◆ AIM OF THE EXERCISE: Would you retype, exactly and without the pictures, the lines between the line holding "Convert this chart to D3.js code." and the line holding "1.2, 1.4, 1.6];", inclusive, and nothing else?

####################

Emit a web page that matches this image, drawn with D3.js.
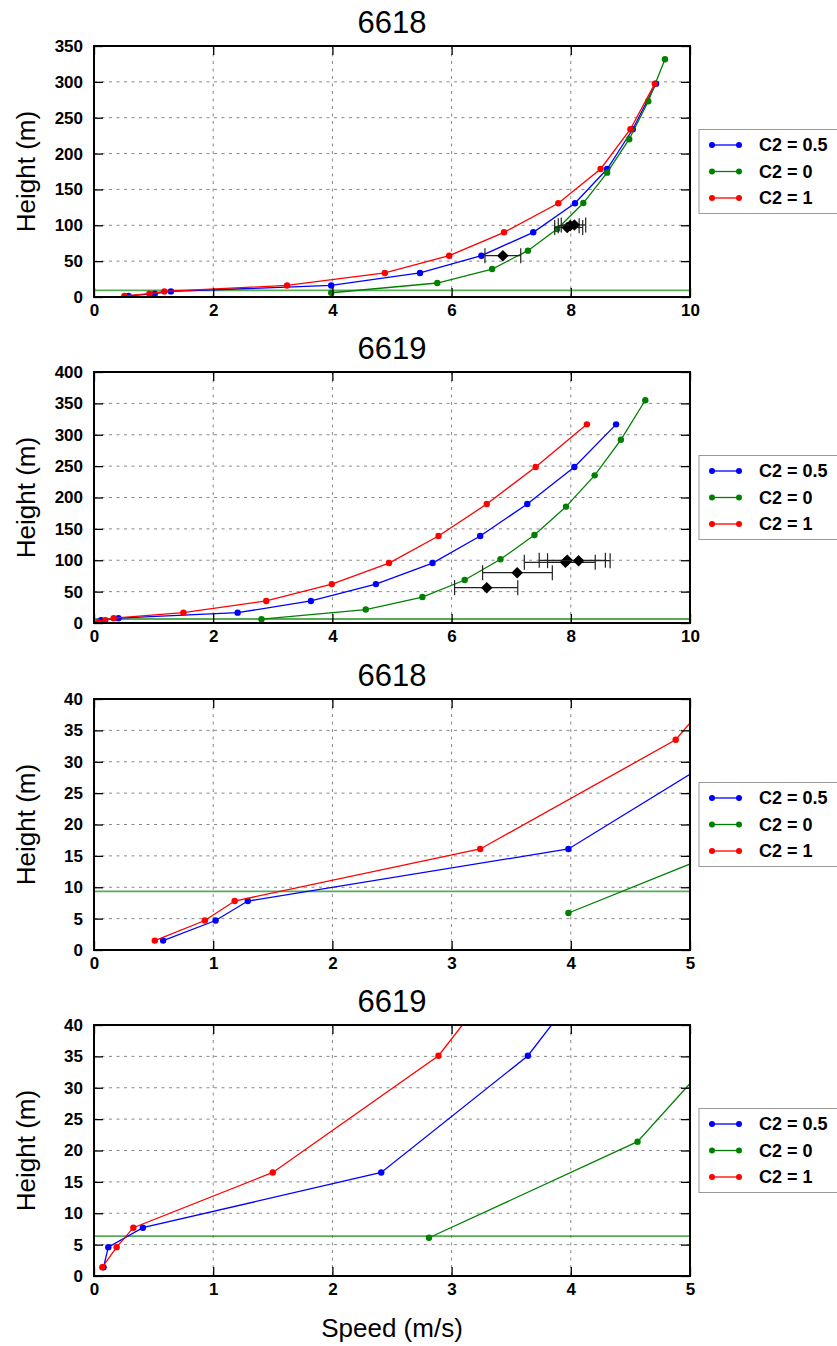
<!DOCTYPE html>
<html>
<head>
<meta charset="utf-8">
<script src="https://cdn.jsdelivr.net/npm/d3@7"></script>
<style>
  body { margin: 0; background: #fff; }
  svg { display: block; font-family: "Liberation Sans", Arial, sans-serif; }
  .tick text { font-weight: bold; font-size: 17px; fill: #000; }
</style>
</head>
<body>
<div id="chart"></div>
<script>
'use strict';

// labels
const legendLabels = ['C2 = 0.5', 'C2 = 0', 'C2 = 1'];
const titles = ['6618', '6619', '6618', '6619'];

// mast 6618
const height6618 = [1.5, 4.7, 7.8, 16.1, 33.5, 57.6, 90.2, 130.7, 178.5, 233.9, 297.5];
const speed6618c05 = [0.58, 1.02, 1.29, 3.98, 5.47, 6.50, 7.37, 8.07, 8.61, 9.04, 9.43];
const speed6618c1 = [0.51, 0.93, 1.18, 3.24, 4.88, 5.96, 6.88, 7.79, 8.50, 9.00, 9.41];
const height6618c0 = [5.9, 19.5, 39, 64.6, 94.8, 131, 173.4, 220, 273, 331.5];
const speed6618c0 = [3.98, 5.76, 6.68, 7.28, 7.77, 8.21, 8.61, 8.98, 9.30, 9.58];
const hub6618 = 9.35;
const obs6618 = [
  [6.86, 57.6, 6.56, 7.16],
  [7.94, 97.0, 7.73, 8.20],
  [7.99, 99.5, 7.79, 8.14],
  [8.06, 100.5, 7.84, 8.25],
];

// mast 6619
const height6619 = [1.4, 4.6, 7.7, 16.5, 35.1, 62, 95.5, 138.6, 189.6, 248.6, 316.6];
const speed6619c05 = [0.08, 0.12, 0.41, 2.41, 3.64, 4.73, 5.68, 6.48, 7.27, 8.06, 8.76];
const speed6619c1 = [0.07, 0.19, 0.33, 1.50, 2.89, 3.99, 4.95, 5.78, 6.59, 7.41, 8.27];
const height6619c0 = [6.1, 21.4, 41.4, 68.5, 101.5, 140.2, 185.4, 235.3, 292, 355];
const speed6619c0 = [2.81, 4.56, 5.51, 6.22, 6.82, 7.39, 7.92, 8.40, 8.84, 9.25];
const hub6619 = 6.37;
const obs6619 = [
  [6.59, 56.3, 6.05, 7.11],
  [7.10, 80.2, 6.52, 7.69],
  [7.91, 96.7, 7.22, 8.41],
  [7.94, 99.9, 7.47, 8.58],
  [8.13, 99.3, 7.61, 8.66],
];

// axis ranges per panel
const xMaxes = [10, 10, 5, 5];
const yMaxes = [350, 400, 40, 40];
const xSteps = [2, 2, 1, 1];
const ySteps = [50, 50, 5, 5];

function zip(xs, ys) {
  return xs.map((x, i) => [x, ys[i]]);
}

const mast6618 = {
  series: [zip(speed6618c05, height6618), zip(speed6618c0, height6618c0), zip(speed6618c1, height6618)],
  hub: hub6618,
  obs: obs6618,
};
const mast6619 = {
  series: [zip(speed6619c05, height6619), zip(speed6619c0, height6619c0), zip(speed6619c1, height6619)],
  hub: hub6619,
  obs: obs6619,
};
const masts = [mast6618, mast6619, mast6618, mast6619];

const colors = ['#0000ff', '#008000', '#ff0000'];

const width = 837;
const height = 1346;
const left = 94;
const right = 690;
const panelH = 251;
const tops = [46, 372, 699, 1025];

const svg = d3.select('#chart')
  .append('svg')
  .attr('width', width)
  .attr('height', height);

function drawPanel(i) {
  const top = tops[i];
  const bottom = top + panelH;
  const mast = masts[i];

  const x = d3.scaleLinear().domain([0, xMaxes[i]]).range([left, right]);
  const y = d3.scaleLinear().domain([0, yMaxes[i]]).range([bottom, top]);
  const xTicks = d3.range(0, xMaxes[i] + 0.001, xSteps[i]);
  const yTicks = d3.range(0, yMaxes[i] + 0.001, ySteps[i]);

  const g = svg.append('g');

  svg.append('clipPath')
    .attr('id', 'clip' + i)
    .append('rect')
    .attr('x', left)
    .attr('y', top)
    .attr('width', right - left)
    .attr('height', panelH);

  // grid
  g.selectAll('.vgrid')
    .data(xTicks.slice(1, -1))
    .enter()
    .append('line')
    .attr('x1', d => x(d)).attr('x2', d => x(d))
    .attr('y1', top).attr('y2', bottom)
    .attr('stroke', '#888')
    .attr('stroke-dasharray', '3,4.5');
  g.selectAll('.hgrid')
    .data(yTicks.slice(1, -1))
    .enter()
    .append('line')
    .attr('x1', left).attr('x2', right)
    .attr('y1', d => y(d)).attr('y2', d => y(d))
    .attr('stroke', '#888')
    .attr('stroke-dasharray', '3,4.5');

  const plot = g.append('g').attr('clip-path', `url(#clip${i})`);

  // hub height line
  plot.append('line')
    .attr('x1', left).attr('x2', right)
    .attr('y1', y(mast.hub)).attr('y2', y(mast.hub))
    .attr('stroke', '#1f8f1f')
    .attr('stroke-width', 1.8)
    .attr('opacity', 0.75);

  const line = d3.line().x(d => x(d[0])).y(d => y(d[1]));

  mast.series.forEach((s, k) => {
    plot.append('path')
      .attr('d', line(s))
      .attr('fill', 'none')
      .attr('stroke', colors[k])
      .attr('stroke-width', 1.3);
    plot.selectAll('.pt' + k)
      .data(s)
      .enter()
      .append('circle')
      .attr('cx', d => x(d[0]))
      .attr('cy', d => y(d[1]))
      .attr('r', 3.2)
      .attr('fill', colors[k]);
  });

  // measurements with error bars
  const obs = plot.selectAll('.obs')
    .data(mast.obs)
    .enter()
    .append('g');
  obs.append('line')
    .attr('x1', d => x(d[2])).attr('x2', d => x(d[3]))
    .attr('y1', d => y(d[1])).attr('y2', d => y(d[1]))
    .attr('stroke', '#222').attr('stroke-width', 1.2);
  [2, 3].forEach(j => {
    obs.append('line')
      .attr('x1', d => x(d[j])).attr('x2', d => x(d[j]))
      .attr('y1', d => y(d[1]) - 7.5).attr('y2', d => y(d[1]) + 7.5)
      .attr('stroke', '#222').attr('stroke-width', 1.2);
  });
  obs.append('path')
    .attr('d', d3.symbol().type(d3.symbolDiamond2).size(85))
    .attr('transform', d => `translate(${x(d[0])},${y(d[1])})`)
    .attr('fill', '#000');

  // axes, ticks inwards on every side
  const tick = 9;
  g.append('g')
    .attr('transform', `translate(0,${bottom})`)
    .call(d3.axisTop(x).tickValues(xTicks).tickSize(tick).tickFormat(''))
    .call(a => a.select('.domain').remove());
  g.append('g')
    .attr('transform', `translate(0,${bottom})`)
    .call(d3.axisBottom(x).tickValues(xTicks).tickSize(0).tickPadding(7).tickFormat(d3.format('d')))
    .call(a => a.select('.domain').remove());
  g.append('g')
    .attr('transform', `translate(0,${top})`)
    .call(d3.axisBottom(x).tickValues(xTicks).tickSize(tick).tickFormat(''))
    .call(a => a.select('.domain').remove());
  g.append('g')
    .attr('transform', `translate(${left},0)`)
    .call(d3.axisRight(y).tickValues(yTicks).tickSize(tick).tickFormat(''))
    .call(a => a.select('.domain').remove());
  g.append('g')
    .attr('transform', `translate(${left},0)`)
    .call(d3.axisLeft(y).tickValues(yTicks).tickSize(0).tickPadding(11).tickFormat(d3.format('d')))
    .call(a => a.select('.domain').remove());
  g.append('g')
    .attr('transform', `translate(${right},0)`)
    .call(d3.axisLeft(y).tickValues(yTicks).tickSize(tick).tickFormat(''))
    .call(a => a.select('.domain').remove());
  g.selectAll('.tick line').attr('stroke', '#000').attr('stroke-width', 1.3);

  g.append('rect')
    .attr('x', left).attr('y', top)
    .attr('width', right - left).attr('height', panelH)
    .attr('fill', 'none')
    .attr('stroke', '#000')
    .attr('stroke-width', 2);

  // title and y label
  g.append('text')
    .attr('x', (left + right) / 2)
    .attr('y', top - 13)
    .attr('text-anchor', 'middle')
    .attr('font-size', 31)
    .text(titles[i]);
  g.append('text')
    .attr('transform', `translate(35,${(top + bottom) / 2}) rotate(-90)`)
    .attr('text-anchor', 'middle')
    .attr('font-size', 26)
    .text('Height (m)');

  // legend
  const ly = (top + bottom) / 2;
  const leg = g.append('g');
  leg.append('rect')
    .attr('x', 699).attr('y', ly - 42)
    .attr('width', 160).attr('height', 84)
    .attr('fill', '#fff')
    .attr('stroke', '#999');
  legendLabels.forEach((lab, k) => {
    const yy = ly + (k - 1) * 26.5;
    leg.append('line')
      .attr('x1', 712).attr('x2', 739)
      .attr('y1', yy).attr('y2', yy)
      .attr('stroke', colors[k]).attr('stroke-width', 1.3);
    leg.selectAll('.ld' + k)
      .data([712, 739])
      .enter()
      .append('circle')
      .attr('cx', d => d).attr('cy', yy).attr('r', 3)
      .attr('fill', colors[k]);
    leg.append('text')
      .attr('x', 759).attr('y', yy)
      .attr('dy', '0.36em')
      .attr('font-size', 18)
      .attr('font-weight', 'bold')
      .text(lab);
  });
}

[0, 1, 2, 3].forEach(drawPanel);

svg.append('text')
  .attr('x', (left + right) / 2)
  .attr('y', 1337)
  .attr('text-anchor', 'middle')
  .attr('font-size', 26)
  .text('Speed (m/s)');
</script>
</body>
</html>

####################

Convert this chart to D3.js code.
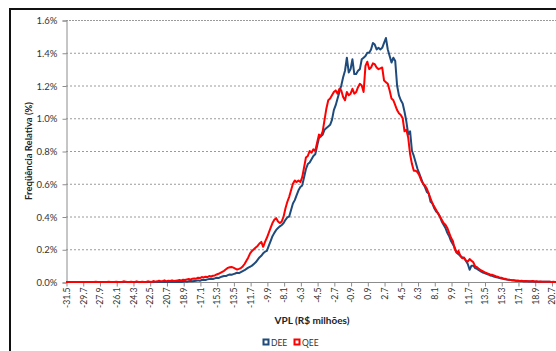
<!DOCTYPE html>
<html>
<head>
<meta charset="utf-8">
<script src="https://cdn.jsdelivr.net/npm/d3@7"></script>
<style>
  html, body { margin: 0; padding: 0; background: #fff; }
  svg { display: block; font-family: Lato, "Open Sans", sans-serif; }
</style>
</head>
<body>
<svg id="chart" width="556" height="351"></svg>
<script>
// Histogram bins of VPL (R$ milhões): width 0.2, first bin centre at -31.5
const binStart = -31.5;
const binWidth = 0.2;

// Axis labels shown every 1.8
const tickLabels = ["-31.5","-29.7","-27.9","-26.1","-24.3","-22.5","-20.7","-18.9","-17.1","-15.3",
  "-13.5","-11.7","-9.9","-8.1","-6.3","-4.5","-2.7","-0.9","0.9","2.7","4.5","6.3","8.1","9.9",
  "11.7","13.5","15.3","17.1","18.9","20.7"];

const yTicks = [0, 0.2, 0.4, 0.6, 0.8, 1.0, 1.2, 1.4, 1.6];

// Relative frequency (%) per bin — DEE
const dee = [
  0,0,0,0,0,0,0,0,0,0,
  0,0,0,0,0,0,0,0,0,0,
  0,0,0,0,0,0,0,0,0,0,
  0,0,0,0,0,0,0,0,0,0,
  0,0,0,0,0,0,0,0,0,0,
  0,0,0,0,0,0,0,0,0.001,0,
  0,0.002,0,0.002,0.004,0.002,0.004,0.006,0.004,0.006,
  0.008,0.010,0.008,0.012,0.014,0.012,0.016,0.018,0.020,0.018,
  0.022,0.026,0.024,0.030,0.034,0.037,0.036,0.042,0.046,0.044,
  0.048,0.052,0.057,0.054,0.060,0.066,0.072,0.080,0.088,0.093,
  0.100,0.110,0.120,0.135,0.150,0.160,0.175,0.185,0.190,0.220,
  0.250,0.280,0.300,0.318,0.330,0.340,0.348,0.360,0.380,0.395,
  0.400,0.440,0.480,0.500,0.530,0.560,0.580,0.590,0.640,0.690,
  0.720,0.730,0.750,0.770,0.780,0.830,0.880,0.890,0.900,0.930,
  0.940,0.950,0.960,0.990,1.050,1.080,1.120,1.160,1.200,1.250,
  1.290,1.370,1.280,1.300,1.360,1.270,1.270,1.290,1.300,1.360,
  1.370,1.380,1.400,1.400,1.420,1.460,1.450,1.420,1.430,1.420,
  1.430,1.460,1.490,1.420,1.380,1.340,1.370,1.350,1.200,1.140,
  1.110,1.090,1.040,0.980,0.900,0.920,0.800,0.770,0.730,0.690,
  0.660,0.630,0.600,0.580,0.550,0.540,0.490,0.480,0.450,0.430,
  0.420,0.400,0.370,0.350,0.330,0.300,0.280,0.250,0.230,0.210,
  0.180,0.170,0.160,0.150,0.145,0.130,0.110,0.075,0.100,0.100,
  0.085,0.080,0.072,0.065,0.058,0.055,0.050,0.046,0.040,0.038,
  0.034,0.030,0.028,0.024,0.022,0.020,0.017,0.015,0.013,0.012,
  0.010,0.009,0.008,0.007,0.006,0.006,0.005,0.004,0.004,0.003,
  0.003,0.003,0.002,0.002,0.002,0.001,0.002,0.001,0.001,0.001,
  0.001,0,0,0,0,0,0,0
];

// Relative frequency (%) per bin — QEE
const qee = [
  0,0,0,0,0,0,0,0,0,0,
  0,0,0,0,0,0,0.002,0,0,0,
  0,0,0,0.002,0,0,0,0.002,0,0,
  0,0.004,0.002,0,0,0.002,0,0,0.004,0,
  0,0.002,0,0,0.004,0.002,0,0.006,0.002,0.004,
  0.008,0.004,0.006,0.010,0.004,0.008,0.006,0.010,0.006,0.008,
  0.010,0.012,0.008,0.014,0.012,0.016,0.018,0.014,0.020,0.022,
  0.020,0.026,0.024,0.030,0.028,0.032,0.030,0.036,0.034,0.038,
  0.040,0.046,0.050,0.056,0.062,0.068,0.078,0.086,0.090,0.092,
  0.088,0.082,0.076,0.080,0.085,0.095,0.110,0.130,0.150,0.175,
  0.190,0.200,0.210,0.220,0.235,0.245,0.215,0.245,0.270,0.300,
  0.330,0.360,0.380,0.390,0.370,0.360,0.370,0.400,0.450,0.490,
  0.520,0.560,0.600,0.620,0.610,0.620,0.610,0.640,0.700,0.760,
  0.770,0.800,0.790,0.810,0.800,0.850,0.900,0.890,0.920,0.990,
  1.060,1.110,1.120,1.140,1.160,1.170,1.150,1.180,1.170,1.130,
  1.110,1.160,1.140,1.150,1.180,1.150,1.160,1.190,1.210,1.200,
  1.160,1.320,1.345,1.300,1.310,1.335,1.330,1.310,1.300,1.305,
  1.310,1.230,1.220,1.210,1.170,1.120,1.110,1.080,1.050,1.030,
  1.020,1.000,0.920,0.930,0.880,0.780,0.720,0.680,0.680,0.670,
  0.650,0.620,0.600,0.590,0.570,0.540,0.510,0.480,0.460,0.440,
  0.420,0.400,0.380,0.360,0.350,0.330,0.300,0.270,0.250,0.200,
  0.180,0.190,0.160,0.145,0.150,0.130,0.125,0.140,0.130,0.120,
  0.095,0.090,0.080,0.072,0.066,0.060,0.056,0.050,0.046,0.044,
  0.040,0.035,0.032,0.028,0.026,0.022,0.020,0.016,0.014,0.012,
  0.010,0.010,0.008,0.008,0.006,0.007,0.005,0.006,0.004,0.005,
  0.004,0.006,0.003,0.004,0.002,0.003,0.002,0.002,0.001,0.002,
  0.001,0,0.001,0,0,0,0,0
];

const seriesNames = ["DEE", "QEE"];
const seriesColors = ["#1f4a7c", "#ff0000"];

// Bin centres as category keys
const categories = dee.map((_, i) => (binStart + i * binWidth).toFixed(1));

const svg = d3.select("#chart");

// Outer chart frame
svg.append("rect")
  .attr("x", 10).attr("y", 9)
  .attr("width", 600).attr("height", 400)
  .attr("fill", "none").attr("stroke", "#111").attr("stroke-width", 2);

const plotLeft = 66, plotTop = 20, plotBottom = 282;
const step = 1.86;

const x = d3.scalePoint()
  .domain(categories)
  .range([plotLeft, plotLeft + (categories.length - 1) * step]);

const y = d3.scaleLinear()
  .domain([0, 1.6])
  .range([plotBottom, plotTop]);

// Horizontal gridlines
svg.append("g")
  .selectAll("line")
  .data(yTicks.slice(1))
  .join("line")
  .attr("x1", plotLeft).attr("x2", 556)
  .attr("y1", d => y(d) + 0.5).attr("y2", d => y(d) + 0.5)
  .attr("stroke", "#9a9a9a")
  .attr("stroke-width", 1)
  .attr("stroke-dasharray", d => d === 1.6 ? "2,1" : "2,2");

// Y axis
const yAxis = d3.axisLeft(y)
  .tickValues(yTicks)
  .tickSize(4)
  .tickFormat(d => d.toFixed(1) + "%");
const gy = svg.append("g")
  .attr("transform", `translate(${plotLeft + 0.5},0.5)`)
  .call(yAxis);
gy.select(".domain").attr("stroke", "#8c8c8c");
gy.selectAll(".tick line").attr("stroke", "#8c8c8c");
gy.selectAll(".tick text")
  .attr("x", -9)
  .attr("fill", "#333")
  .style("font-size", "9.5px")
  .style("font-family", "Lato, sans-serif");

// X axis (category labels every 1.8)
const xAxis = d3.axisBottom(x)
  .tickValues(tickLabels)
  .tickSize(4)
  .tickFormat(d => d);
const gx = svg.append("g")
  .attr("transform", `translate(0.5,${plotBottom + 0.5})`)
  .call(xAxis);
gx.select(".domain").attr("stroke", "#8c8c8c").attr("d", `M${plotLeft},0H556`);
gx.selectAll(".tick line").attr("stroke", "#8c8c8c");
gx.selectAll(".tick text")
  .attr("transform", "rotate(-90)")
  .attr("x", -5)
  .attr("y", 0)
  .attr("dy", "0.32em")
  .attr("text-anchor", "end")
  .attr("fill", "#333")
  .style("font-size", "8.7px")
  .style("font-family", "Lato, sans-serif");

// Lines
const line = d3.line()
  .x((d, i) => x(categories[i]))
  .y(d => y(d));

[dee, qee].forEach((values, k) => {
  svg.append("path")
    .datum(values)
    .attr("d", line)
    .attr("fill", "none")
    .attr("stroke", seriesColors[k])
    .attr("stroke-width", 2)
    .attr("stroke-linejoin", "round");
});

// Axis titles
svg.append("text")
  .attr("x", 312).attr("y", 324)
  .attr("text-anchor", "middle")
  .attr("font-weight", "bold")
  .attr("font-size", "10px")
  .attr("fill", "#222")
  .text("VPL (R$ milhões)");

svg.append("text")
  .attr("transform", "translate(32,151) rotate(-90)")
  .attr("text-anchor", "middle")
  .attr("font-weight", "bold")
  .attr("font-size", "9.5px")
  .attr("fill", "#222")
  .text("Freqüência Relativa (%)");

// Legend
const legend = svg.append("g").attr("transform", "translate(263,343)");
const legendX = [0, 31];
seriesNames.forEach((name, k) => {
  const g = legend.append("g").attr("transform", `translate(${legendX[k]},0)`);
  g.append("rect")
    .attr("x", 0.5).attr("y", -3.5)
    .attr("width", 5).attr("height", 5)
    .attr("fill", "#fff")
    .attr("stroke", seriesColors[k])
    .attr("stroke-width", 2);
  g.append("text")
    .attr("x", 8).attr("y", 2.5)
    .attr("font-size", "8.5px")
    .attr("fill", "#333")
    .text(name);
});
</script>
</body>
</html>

####################

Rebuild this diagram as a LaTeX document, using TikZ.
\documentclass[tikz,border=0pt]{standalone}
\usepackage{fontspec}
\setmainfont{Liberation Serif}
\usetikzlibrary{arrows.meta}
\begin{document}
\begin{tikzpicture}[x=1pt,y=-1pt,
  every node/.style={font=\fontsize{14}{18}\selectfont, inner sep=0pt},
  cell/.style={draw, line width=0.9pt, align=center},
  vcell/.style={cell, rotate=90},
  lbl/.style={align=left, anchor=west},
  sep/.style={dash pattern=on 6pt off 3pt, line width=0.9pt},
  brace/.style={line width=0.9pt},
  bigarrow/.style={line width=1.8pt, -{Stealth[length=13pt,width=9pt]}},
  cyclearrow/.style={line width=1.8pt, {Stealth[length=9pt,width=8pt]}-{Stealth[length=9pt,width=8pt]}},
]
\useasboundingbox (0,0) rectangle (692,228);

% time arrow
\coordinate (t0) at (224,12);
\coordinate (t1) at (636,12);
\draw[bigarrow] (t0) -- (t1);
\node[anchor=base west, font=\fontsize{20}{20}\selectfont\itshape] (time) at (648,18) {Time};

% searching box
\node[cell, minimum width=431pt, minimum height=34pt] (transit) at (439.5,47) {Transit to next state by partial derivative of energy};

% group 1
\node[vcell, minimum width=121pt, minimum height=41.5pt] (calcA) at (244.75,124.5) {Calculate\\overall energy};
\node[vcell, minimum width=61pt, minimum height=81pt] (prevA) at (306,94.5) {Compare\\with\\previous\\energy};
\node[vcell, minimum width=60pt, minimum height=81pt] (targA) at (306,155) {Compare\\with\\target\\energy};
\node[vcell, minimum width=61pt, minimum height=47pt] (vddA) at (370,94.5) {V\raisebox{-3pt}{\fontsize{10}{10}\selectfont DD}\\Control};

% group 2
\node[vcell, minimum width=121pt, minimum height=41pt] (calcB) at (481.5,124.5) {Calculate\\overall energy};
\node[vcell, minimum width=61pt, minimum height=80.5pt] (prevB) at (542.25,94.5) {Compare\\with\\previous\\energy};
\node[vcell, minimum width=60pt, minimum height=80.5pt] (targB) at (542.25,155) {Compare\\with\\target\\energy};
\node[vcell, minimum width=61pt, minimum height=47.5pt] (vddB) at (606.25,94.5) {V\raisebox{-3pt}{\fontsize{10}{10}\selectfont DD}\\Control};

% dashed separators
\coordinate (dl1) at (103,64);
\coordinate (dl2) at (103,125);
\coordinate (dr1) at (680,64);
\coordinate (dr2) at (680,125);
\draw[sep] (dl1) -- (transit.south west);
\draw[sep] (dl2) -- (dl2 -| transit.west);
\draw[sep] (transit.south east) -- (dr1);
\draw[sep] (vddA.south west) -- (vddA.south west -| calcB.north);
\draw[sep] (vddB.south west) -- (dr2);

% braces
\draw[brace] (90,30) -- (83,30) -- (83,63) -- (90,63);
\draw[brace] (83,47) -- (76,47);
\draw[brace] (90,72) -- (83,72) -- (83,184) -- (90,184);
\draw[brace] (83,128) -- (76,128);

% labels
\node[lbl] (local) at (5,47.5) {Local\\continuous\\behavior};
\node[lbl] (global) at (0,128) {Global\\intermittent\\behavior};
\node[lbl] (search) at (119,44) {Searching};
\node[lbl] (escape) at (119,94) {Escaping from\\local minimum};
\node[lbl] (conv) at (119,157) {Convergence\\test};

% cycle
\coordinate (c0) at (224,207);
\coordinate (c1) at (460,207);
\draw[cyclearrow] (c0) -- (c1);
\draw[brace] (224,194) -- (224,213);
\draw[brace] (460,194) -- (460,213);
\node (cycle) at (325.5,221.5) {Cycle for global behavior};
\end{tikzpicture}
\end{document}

####################

◆ OUTPUT FOR THIS TASK:
Convert this chart to D3.js code.
<!DOCTYPE html>
<html>
<head>
<meta charset="utf-8">
<script src="https://cdn.jsdelivr.net/npm/d3@7"></script>
<style>
  html, body { margin: 0; padding: 0; background: #fff; }
  svg { display: block; font-family: Lato, "Open Sans", sans-serif; }
</style>
</head>
<body>
<svg id="chart" width="556" height="351"></svg>
<script>
// Histogram bins of VPL (R$ milhões): width 0.2, first bin centre at -31.5
const binStart = -31.5;
const binWidth = 0.2;

// Axis labels shown every 1.8
const tickLabels = ["-31.5","-29.7","-27.9","-26.1","-24.3","-22.5","-20.7","-18.9","-17.1","-15.3",
  "-13.5","-11.7","-9.9","-8.1","-6.3","-4.5","-2.7","-0.9","0.9","2.7","4.5","6.3","8.1","9.9",
  "11.7","13.5","15.3","17.1","18.9","20.7"];

const yTicks = [0, 0.2, 0.4, 0.6, 0.8, 1.0, 1.2, 1.4, 1.6];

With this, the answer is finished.